Мы останавливаемся около белоснежной точки среди этого пространства. Островок из белого мрамора, выкуплен. С фигурами ангелов, декоративными деревьями и насаженными цветами.
— И зачем мы здесь?
— Как я и говорил, Аксинья Полякова никуда не уезжала, Ияр. Она была долгое время в психиатрической клинике. Она попала в аварию, будучи на шестом месяце беременности. Я привел тебя сюда, чтобы показать плоды твоего, как ты там говорил, спасения. Вот они, лежат здесь, в этой холодной земле.
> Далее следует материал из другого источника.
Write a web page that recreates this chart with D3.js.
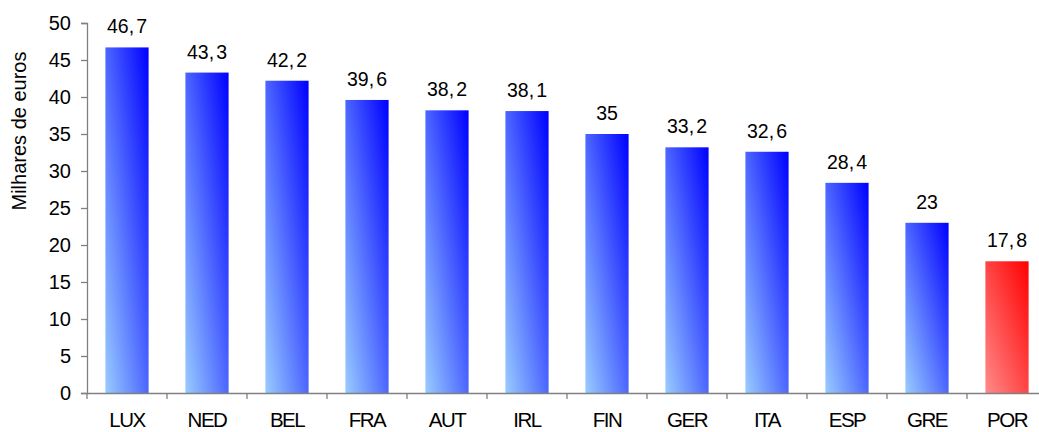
<!DOCTYPE html>
<html>
<head>
<meta charset="utf-8">
<script src="https://cdn.jsdelivr.net/npm/d3@7"></script>
<style>
  body { margin: 0; background: #fff; }
  svg text { font-family: "Liberation Sans", Arial, sans-serif; fill: #000; }
</style>
</head>
<body>
<div id="chart"></div>
<script>
// data
var countries = ["LUX", "NED", "BEL", "FRA", "AUT", "IRL", "FIN", "GER", "ITA", "ESP", "GRE", "POR"];
var values = [46.7, 43.3, 42.2, 39.6, 38.2, 38.1, 35, 33.2, 32.6, 28.4, 23, 17.8];
var highlight = ["POR"];
var yTicks = [0, 5, 10, 15, 20, 25, 30, 35, 40, 45, 50];
var yTitle = "Milhares de euros";

var W = 1039, H = 432;
var margin = {top: 23, left: 87, bottom: 39};
var plotBottom = H - margin.bottom;

var svg = d3.select("#chart")
  .append("svg")
    .attr("width", W)
    .attr("height", H);

// gradients: light bottom-left to saturated top-right
var defs = svg.append("defs");
function gradient(id, from, to) {
  var g = defs.append("linearGradient")
      .attr("id", id)
      .attr("x1", 0).attr("y1", 1)
      .attr("x2", 1).attr("y2", 0);
  g.append("stop").attr("offset", "0%").attr("stop-color", from);
  g.append("stop").attr("offset", "100%").attr("stop-color", to);
}
gradient("blueGrad", "#99ccff", "#0000ff");
gradient("redGrad", "#ff8a8a", "#ff0000");

var x = d3.scaleBand()
    .domain(countries)
    .range([margin.left, margin.left + countries.length * 80])
    .paddingInner(0.46)
    .paddingOuter(0.23);

var y = d3.scaleLinear()
    .domain([0, 50])
    .range([plotBottom, margin.top]);

var data = countries.map(function(c, i) { return {name: c, value: values[i]}; });

// bars
svg.selectAll("rect.bar")
    .data(data)
  .enter().append("rect")
    .attr("class", "bar")
    .attr("x", function(d) { return x(d.name); })
    .attr("y", function(d) { return y(d.value); })
    .attr("width", x.bandwidth())
    .attr("height", function(d) { return plotBottom - y(d.value); })
    .attr("fill", function(d) { return highlight.indexOf(d.name) >= 0 ? "url(#redGrad)" : "url(#blueGrad)"; });

// y axis
var yAxis = svg.append("g")
    .attr("transform", "translate(" + margin.left + ",0)")
    .call(d3.axisLeft(y).tickValues(yTicks).tickSize(6).tickPadding(10));
yAxis.select(".domain").attr("stroke", "#808080").attr("stroke-width", 1.3);
yAxis.selectAll(".tick line").attr("stroke", "#808080").attr("stroke-width", 1.3);
yAxis.selectAll(".tick text")
    .style("font-size", "20px");

// x axis
var xAxis = svg.append("g")
    .attr("transform", "translate(0," + plotBottom + ")")
    .call(d3.axisBottom(x).tickSize(0).tickPadding(19));
xAxis.select(".domain").attr("stroke", "#808080").attr("stroke-width", 1.3);
xAxis.selectAll(".tick text")
    .style("font-size", "20.5px")
    .style("letter-spacing", "-1.5px");

// ticks between categories
var bounds = countries.map(function(c) { return x(c) - x.step() * x.paddingOuter(); });
bounds.push(bounds[bounds.length - 1] + x.step());
xAxis.selectAll("line.sep")
    .data(bounds)
  .enter().append("line")
    .attr("class", "sep")
    .attr("x1", function(d) { return d; })
    .attr("x2", function(d) { return d; })
    .attr("y1", 0)
    .attr("y2", 6)
    .attr("stroke", "#808080")
    .attr("stroke-width", 1.3);

// value labels
var labels = svg.selectAll("text.val")
    .data(data)
  .enter().append("text")
    .attr("class", "val")
    .attr("x", function(d) { return x(d.name) + x.bandwidth() / 2; })
    .attr("y", function(d) { return y(d.value) - 14; })
    .attr("text-anchor", "middle")
    .style("font-size", "19.5px");
labels.each(function(d) {
  var parts = String(d.value).split(".");
  var t = d3.select(this);
  if (parts.length > 1) {
    t.append("tspan").text(parts[0] + ",");
    t.append("tspan").attr("dx", 2).text(parts[1]);
  } else {
    t.text(parts[0]);
  }
});

// y title
svg.append("text")
    .attr("transform", "translate(26,131) rotate(-90)")
    .attr("text-anchor", "middle")
    .style("font-size", "20px")
    .text(yTitle);
</script>
</body>
</html>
Он говорит, говорит. А у меня в ушах такой гул, как турбина самолета включилась. Губы его шевелятся. Слышу только отрывки фраз, в которые сложно поверить. Криков моих не слышно, у меня нет сил выкрикнуть их наружу, пока кричат внутри.
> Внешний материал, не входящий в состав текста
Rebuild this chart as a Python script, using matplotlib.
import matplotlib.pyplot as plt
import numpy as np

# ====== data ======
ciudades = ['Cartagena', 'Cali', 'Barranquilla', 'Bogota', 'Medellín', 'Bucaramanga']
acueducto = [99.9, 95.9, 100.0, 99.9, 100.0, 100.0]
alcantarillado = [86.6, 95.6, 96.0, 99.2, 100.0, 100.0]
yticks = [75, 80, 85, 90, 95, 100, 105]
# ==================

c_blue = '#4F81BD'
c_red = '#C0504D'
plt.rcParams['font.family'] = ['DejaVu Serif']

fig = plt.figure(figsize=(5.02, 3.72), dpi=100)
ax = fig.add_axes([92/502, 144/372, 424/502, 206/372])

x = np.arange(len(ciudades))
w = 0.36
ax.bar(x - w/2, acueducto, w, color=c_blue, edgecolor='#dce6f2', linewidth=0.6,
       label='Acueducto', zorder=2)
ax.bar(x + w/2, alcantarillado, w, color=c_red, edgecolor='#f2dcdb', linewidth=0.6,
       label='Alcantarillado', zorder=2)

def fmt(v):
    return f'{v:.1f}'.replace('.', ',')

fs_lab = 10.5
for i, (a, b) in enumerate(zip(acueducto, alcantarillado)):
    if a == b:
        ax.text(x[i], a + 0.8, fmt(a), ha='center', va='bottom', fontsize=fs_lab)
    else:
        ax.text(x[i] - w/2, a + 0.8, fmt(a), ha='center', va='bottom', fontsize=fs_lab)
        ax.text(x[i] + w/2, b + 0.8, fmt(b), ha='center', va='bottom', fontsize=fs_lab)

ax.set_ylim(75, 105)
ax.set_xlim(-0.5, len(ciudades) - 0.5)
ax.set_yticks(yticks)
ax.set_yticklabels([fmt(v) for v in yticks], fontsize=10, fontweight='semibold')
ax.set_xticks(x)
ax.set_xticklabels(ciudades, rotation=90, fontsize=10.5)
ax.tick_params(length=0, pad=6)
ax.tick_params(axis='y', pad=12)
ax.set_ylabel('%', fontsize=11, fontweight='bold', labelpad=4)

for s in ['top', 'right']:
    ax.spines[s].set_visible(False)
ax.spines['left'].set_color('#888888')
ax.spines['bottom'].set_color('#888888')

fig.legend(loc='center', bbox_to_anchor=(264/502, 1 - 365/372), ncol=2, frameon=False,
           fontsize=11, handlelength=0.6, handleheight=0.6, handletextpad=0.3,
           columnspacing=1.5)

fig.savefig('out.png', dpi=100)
— Она была беременна, Ияр, от тебя! Твой ребёнок похоронен здесь. Ты убил его.
Прохожу по плитке к маленькому памятнику, провожу пальцами по выбитой надписи. Руки не слушаются, они дрожат. Говорят, мужчины не умеют плакать. Не умеют страдать… Тогда почему сейчас все стало размыто в моих глазах?
— Этого не может быть. Я… я… всё продумал. Она улетела тогда. — Хватаю стоящего рядом со мной этого «ангела» во плоти. — Ты, сука, врешь. Пиздишь мне. — Достаю ствол, приставляю ко лбу. — На кого ты работаешь? Тебе мозги сейчас размажу. — Снимаю с предохранителя. — Куда вы ее втянули? У меня все записи есть. Она прошла контроль и шесть лет была в Греции.
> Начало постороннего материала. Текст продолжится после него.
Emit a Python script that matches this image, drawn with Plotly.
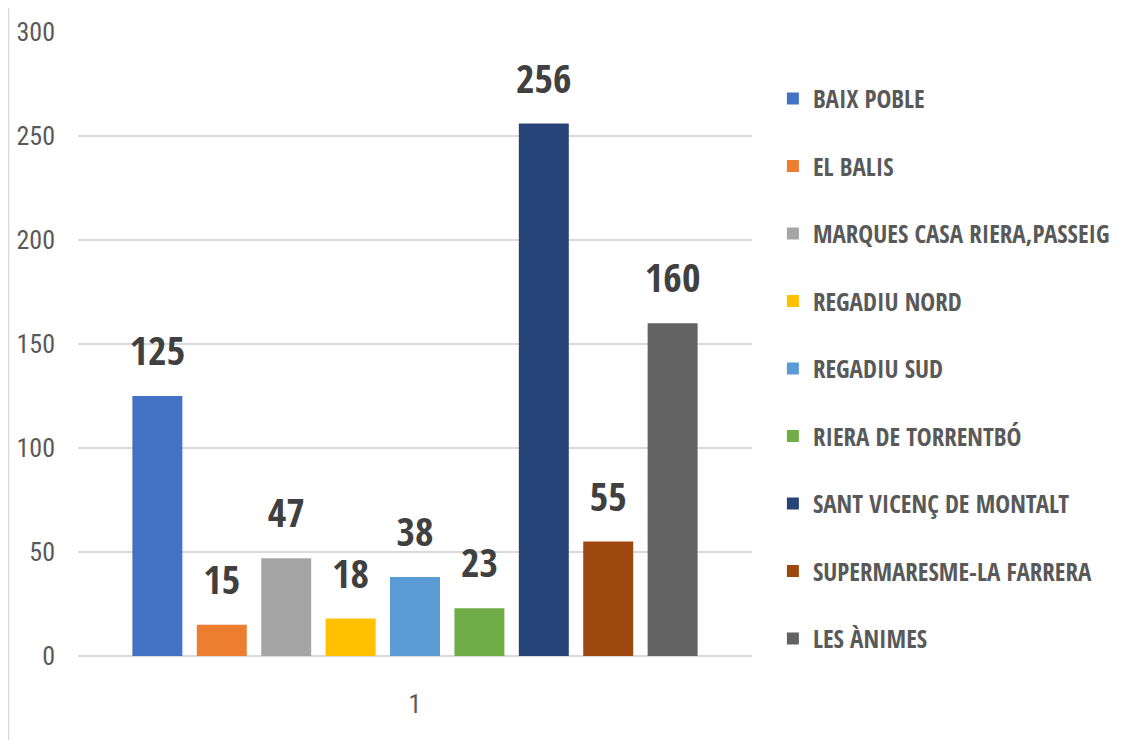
import plotly.graph_objects as go

# data
category = ["1"]
zones = [
    "BAIX POBLE",
    "EL BALIS",
    "MARQUES CASA RIERA,PASSEIG",
    "REGADIU NORD",
    "REGADIU SUD",
    "RIERA DE TORRENTBÓ",
    "SANT VICENÇ DE MONTALT",
    "SUPERMARESME-LA FARRERA",
    "LES ÀNIMES",
]
counts = [125, 15, 47, 18, 38, 23, 256, 55, 160]
colors = ["#4472C4", "#ED7D31", "#A5A5A5", "#FFC000", "#5B9BD5",
          "#70AD47", "#264478", "#9E480E", "#636363"]
y_ticks = [0, 50, 100, 150, 200, 250, 300]

bold_narrow = "Open Sans Condensed, Roboto Condensed, sans-serif"
narrow = "Roboto Condensed, Open Sans Condensed, sans-serif"

fig = go.Figure()
for i, (name, val, col) in enumerate(zip(zones, counts, colors)):
    _ = fig.add_trace(
        go.Bar(
            x=category,
            y=[val],
            name=name,
            legendgroup=f"g{i}",
            offsetgroup=f"g{i}",
            marker={'color': col, 'line': {'width': 0}},
        )
    )

# value labels, offset like the bars, floating a bit above each one
for i, (name, val) in enumerate(zip(zones, counts)):
    _ = fig.add_trace(
        go.Scatter(
            x=category,
            y=[val],
            mode="markers+text",
            offsetgroup=f"g{i}",
            text=[f"<b>{val}</b>"],
            textposition="top center",
            marker={'size': 32, 'color': 'rgba(0,0,0,0)'},
            textfont={'family': bold_narrow, 'size': 40, 'color': '#404040'},
            cliponaxis=False,
            showlegend=False,
            hoverinfo="skip",
        )
    )

_ = fig.update_yaxes(
    range=[0, 300],
    tickvals=y_ticks,
    showgrid=True,
    gridcolor="#D9D9D9",
    gridwidth=2,
    zeroline=True,
    zerolinecolor="#D9D9D9",
    zerolinewidth=2,
    showline=False,
    ticks="",
    ticklabelstandoff=22,
    tickfont={'family': narrow, 'size': 26, 'color': '#595959'},
)
_ = fig.update_xaxes(
    showline=False,
    ticks="",
    tickfont={'family': narrow, 'size': 26, 'color': '#595959'},
    ticklabelstandoff=30,
)
_ = fig.update_layout(
    width=1128,
    height=740,
    margin={'l': 70, 'r': 384, 't': 24, 'b': 92, 'autoexpand': False},
    paper_bgcolor="white",
    plot_bgcolor="white",
    barmode="group",
    bargap=0.14,
    bargroupgap=0.224,
    scattermode="group",
    scattergap=0.14,
    showlegend=True,
    legend={
        'x': 1.031, 'y': 0.93, 'xanchor': 'left', 'yanchor': 'top',
        'font': {'family': bold_narrow, 'size': 25, 'color': '#595959'},
        'tracegroupgap': 32,
        'itemwidth': 30,
        'bgcolor': 'rgba(0,0,0,0)',
    },
    shapes=[{
        'type': 'line', 'xref': 'paper', 'yref': 'paper',
        'x0': -0.1035, 'x1': -0.1035, 'y0': -0.2, 'y1': 1.1,
        'line': {'color': '#D9D9D9', 'width': 2},
    }],
)
fig.write_html("out.html")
— Если бы только это было так… Я нашел её в психушке, почти сошедшею с ума от горя. Она потеряла день с ночью, Ияр. Она потеряла ребенка. В тот день она пришла сказать тебе, что она беременна, а ты выгнал ее. По пути ее протаранил внедорожник, она чудом осталась жива.
— Ты врешь! — выкрикиваю.
— Если я вру, откуда мне это знать? Кто-то всё красиво подставил, чтобы ты верил, что с ней всё хорошо. Не веришь мне — тебе это поможет. Опусти пистолет. — Достает ежедневник Акси, тот, что был на ее столе, и маленький розовый браслет. Такие надевают в роддомах. Знаю, такой был у Мии.
Поддеваю пальцами.
— Это было на руке твоей дочери.
— Дочери?
— Она прожила пару часов с момента экстренной операции. Опусти пистолет. Моя смерть никому облегчения не принесёт. Я хочу просто, чтоб ты всё знал и закончил этот ужас в жизни Акси. В ежедневнике есть протокол эксгумации, не веришь, сделай еще раз ее.